> TASK DESCRIPTION:
Return the count of lines that mention "page", with no other words.
= = =
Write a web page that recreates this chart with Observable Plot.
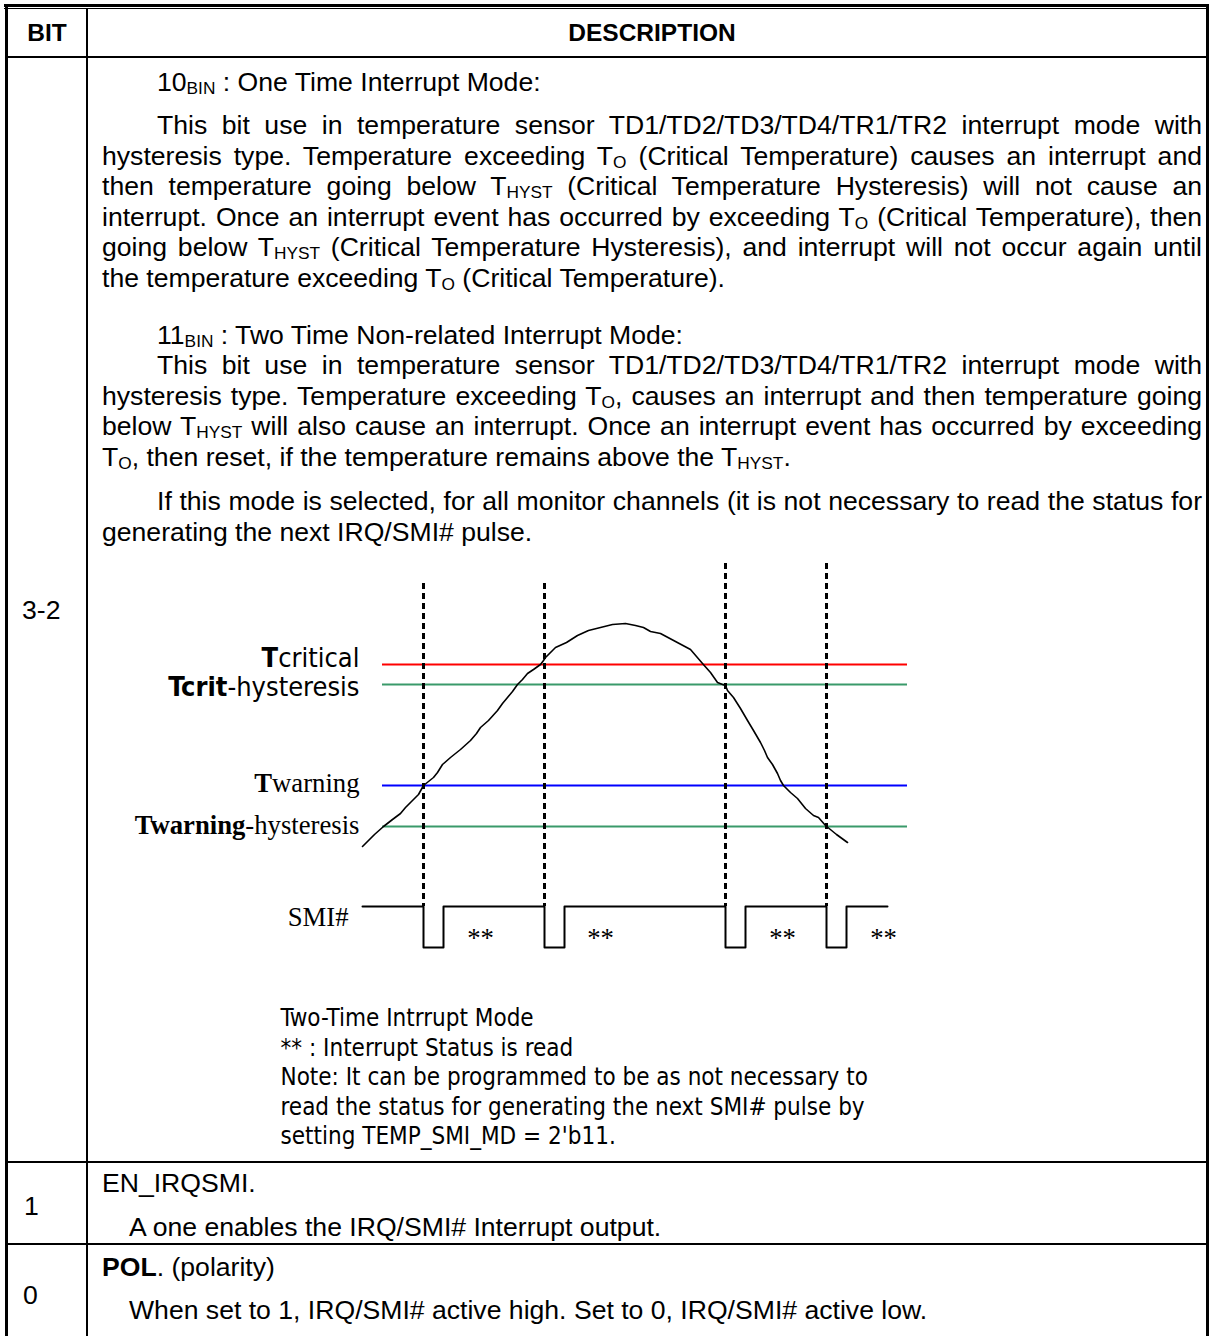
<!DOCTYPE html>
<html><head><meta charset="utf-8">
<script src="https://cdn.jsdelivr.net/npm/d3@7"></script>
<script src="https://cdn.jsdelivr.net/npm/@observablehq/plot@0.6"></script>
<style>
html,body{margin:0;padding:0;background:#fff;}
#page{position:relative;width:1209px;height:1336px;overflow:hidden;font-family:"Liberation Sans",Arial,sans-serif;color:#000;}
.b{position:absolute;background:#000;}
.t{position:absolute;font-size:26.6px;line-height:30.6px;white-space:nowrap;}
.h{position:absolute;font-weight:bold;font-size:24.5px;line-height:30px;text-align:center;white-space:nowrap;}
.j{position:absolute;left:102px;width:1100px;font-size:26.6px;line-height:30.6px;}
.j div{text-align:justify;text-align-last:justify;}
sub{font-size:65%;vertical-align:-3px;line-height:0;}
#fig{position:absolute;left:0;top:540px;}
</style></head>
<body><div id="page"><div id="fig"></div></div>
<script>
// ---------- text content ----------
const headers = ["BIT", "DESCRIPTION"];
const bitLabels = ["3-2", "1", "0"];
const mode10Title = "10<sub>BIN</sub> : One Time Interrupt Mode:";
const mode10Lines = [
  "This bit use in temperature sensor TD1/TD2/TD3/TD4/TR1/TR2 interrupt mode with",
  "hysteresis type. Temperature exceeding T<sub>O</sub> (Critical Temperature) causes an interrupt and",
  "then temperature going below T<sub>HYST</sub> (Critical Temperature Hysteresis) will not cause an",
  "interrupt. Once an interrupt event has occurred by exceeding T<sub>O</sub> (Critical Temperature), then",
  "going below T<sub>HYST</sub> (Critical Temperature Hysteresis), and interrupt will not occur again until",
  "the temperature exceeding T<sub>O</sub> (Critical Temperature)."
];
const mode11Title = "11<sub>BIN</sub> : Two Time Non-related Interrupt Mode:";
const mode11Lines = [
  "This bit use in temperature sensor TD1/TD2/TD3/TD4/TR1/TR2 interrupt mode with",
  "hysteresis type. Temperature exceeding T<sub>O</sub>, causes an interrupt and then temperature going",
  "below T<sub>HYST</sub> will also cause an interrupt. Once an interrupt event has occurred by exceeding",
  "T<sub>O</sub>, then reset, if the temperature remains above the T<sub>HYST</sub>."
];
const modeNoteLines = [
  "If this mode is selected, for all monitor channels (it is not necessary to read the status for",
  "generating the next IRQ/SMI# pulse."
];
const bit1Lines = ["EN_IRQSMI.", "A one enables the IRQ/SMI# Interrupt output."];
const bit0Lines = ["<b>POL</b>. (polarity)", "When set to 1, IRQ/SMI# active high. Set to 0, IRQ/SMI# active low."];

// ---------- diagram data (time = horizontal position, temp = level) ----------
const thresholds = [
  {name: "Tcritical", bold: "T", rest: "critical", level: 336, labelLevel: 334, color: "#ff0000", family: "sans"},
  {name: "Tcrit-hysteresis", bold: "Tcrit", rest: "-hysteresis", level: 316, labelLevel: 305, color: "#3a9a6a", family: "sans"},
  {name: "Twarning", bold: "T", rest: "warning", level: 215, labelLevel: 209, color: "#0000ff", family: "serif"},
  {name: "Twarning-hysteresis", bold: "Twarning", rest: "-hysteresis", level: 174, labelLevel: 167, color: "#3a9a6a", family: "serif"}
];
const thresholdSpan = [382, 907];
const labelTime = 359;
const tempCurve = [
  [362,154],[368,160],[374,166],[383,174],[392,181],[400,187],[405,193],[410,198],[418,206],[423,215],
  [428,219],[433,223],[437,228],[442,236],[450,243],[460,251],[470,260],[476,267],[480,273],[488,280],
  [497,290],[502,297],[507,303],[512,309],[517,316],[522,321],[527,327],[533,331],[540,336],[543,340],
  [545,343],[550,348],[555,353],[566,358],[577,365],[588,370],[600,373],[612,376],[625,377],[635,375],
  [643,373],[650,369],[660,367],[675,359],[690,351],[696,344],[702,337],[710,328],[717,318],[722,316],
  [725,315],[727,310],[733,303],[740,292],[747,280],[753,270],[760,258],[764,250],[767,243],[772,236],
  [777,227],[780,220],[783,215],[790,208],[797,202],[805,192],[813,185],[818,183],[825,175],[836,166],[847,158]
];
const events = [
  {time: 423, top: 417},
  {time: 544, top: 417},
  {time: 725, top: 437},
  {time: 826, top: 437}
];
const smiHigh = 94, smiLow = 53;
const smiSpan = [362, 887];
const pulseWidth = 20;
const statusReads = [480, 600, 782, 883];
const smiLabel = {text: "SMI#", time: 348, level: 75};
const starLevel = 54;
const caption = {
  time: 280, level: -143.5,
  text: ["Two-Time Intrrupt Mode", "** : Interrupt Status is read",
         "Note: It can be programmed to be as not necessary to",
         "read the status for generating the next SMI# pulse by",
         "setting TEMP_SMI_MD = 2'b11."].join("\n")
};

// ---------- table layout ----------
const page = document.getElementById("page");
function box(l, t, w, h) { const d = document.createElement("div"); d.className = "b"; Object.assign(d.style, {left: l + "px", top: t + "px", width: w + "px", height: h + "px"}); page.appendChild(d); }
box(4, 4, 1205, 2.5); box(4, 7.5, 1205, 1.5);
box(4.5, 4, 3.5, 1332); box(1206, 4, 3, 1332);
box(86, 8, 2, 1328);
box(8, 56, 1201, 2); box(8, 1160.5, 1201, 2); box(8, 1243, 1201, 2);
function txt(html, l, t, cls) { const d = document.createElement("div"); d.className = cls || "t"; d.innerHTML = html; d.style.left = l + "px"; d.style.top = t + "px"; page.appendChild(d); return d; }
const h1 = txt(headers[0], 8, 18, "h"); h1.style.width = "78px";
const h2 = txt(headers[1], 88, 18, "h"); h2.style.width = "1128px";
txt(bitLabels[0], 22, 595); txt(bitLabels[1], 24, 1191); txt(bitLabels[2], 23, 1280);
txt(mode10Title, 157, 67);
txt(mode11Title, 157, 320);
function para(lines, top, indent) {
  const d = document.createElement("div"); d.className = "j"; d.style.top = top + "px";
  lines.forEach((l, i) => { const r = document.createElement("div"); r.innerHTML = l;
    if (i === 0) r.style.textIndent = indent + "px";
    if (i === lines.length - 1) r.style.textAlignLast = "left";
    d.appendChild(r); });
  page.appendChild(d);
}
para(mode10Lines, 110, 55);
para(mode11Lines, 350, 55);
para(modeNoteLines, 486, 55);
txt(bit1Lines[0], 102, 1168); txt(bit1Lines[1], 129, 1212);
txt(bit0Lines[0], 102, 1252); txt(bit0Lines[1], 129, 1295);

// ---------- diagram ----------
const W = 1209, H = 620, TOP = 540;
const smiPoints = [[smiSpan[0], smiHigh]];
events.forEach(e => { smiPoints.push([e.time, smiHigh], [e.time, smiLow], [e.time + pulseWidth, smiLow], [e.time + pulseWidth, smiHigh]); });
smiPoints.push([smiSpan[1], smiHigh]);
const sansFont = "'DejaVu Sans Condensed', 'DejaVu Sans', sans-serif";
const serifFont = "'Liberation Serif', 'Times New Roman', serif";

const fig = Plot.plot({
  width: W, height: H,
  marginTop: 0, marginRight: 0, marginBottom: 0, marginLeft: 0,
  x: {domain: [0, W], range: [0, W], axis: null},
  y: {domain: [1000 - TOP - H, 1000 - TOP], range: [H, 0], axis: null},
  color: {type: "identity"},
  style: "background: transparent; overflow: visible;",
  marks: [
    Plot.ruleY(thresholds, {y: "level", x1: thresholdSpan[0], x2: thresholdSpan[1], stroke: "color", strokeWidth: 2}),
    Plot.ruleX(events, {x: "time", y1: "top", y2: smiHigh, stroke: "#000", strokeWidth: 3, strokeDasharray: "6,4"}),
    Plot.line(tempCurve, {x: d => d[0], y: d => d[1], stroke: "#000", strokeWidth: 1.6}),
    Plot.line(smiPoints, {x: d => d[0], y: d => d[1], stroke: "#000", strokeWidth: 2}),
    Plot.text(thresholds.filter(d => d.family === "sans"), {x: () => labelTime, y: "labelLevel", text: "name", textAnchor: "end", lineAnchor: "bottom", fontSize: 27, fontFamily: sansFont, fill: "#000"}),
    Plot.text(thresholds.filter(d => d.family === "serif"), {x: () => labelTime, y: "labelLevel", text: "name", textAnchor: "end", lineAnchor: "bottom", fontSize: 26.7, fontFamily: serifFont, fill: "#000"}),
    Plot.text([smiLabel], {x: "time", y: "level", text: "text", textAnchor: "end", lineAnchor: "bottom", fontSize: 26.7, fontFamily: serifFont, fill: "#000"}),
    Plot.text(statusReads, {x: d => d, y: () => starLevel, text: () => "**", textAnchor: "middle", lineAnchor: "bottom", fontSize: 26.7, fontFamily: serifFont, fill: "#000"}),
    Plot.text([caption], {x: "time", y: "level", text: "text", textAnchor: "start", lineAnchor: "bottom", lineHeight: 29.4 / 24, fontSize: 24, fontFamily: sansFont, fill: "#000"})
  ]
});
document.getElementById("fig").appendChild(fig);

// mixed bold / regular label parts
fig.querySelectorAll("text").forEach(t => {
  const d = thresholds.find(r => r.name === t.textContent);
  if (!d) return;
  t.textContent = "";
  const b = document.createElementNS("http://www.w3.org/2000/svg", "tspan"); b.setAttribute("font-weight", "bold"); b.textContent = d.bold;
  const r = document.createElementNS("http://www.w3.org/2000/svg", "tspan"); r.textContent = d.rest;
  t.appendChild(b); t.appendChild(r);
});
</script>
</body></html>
= = =
> FINAL RESULT:
7